Write out the listing, please, but only from its first line through the line containing "import plotly.graph_objects as go", exactly as given and without pictures.

* Given data:
::::::::::
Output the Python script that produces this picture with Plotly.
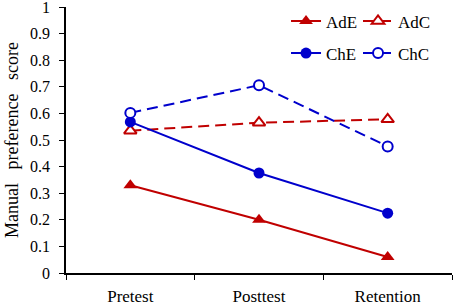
import plotly.graph_objects as go

phases = ["Pretest", "Posttest", "Retention"]
AdE = [0.33, 0.20, 0.06]
AdC = [0.535, 0.565, 0.578]
ChE = [0.568, 0.376, 0.225]
ChC = [0.602, 0.706, 0.476]
y_ticks = [0, 0.1, 0.2, 0.3, 0.4, 0.5, 0.6, 0.7, 0.8, 0.9, 1]
y_tick_labels = ["0", "0.1", "0.2", "0.3", "0.4", "0.5", "0.6", "0.7", "0.8", "0.9", "1"]

RED = "#C00000"
BLUE = "#0000CC"
FONT = "Liberation Serif"

fig = go.Figure()
fig.add_trace(go.Scatter(x=phases, y=AdE, name="AdE", mode="lines+markers",
                         line=dict(color=RED, width=2),
                         marker=dict(symbol="triangle-up", size=12, color=RED),
                         legend="legend"))
fig.add_trace(go.Scatter(x=phases, y=AdC, name="AdC", mode="lines+markers",
                         line=dict(color=RED, width=2, dash="11px,6px"),
                         marker=dict(symbol="triangle-up", size=11, color="white",
                                     line=dict(color=RED, width=2)),
                         legend="legend"))
fig.add_trace(go.Scatter(x=phases, y=ChE, name="ChE", mode="lines+markers",
                         line=dict(color=BLUE, width=2),
                         marker=dict(symbol="circle", size=11, color=BLUE),
                         legend="legend2"))
fig.add_trace(go.Scatter(x=phases, y=ChC, name="ChC", mode="lines+markers",
                         line=dict(color=BLUE, width=2, dash="11px,6px"),
                         marker=dict(symbol="circle", size=10, color="white",
                                     line=dict(color=BLUE, width=2)),
                         legend="legend2"))

legend_common = dict(orientation="h", xref="paper", yref="paper",
                     xanchor="left", yanchor="middle",
                     font=dict(family=FONT, size=17, color="black"),
                     bgcolor="rgba(0,0,0,0)", entrywidth=27, entrywidthmode="pixels",
                     itemclick=False)

fig.update_layout(
    width=454, height=303,
    margin=dict(l=66, r=2, t=7, b=30, autoexpand=False),
    paper_bgcolor="white", plot_bgcolor="white",
    font=dict(family=FONT, size=16, color="black"),
    showlegend=True,
    legend=dict(x=0.57, y=0.946, **legend_common),
    legend2=dict(x=0.57, y=0.825, **legend_common),
    xaxis=dict(type="category", range=[-0.5, 2.5], showline=True, linecolor="black",
               linewidth=1.5, ticks="outside", tickson="boundaries", ticklen=5,
               tickcolor="black", showgrid=False, zeroline=False,
               tickfont=dict(family=FONT, size=17), ticklabelstandoff=7),
    yaxis=dict(range=[0, 1.0001], tickvals=y_ticks, ticktext=y_tick_labels,
               showline=True, linecolor="black",
               linewidth=1.5, ticks="outside", ticklen=5, tickcolor="black",
               showgrid=False, zeroline=False, ticklabeloverflow="allow",
               tickfont=dict(family=FONT, size=16), ticklabelstandoff=6,
               title=dict(text="Manual\u00a0\u00a0 preference\u00a0\u00a0 score",
                          font=dict(family=FONT, size=18), standoff=7)),
)

fig.write_html("out.html", config={"displayModeBar": False},
               post_script="document.body.style.margin='0';document.body.style.padding='0';")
::::::::::
* Complete output:
Output the Python script that produces this picture with Plotly.
import plotly.graph_objects as go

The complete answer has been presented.